> WHAT IS REQUIRED
Search the listing below for the string "matplotlib" and copy every line where it occurs.

> DATA LINES
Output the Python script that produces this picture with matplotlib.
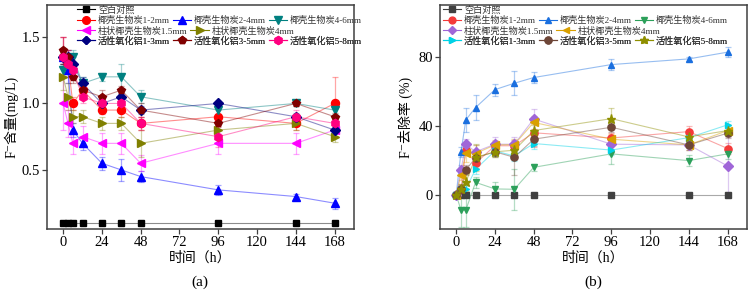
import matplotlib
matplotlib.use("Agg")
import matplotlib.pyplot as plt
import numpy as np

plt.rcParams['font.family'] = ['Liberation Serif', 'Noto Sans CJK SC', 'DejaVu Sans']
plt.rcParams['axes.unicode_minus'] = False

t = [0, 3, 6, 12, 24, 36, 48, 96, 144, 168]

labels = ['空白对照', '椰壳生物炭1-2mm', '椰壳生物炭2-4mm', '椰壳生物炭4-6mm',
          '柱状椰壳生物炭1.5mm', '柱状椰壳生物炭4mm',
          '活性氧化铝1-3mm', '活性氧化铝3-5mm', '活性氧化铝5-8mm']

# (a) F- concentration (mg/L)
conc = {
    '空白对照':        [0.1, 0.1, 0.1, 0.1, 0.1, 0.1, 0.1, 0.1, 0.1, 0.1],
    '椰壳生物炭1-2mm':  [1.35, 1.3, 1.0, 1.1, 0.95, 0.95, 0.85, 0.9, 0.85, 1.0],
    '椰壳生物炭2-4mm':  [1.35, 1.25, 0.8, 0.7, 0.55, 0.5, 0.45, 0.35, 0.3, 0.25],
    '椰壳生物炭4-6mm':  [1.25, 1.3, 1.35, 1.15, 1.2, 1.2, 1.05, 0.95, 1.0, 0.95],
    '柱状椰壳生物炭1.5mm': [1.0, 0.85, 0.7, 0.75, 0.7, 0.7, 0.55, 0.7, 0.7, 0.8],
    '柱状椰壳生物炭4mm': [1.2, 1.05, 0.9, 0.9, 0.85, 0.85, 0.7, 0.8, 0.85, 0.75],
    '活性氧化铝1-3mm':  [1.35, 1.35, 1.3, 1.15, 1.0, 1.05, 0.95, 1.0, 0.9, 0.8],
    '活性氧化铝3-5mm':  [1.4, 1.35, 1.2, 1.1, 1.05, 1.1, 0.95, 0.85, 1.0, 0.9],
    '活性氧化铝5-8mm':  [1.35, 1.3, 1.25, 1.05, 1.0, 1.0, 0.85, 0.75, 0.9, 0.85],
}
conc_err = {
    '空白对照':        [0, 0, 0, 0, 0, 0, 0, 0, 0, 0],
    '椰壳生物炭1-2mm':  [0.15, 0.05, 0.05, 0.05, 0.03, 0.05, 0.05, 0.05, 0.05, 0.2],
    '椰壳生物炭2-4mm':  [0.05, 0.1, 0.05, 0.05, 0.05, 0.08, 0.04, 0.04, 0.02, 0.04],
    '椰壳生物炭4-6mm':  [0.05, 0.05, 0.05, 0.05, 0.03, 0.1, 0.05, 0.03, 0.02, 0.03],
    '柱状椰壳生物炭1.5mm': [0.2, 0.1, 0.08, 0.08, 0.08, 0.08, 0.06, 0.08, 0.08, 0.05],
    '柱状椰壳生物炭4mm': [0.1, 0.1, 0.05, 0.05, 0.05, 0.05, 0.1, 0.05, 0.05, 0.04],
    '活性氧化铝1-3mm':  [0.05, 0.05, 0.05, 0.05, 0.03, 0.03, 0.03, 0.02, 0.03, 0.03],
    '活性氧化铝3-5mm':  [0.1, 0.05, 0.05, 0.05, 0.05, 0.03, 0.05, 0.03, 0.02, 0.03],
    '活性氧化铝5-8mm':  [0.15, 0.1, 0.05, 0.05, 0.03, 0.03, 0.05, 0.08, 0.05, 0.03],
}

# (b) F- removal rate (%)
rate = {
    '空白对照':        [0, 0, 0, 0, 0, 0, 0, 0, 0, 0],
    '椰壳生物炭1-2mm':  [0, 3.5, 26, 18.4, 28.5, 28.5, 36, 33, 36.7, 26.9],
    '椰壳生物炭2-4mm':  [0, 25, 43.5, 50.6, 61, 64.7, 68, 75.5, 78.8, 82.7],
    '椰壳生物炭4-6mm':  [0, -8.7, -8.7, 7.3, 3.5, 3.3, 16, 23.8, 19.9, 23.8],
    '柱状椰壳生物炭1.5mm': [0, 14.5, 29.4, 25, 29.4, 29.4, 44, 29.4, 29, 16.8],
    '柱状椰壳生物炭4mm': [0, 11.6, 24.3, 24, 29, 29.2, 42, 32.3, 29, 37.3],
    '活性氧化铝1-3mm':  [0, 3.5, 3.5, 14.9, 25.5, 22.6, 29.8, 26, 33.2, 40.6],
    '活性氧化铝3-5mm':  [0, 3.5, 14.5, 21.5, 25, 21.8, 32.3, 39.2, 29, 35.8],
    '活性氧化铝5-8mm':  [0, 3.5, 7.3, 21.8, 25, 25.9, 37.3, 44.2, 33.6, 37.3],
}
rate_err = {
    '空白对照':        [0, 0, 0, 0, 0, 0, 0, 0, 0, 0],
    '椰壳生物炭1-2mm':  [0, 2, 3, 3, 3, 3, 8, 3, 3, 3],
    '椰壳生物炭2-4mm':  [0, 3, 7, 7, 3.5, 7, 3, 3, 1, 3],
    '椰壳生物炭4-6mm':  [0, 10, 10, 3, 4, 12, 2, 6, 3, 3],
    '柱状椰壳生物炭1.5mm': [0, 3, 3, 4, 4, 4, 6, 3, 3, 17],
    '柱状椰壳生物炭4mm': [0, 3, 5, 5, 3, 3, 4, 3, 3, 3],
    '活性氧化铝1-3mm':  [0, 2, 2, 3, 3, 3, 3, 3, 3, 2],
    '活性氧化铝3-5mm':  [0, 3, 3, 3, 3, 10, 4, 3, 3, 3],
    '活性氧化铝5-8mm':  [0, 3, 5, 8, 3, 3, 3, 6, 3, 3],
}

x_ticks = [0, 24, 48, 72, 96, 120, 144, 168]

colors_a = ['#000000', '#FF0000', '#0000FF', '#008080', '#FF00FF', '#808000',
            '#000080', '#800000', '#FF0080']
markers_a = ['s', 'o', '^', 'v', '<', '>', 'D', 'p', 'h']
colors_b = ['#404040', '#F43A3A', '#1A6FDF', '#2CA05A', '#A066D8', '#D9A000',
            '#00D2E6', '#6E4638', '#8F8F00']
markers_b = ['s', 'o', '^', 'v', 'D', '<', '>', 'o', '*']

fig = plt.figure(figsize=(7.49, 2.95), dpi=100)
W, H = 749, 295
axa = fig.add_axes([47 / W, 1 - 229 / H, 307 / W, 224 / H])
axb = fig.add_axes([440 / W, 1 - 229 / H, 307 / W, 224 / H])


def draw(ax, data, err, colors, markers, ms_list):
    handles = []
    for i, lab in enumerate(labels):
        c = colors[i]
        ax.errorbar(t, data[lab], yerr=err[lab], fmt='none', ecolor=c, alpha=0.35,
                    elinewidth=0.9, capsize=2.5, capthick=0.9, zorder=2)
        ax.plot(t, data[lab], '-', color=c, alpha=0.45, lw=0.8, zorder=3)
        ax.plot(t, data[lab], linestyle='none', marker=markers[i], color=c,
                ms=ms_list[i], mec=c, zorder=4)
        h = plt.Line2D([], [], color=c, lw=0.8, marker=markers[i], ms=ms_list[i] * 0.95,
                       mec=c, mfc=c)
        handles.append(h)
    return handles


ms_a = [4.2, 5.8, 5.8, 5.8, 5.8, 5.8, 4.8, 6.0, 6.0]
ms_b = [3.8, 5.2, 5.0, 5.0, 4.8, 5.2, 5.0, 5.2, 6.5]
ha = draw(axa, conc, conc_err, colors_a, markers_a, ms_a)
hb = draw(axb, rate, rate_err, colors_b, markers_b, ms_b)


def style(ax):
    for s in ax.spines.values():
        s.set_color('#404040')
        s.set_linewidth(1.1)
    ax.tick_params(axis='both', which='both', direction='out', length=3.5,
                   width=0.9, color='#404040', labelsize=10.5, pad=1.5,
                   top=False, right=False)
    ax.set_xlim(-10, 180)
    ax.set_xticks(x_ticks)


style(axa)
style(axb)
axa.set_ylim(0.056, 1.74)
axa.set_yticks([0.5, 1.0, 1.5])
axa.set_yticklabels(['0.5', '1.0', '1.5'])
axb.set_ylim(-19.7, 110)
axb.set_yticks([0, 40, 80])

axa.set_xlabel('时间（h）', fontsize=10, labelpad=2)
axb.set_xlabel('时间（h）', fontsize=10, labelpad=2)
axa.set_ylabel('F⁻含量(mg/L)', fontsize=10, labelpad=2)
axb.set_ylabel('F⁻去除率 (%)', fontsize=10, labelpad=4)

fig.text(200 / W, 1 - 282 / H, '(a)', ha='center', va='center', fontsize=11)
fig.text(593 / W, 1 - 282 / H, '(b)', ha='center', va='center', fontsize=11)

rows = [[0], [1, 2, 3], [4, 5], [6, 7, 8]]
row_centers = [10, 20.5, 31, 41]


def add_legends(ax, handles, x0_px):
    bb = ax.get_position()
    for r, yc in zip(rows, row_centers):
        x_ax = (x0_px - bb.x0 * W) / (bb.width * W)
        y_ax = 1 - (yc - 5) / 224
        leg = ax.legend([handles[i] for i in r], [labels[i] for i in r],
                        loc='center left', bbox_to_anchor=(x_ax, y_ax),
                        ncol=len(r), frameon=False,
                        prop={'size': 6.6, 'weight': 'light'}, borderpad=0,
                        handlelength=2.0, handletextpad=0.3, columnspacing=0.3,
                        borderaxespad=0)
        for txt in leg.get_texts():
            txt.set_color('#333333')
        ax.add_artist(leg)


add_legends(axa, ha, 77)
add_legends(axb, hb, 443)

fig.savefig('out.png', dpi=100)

> RESULT
Output the Python script that produces this picture with matplotlib.
import matplotlib
matplotlib.use("Agg")
import matplotlib.pyplot as plt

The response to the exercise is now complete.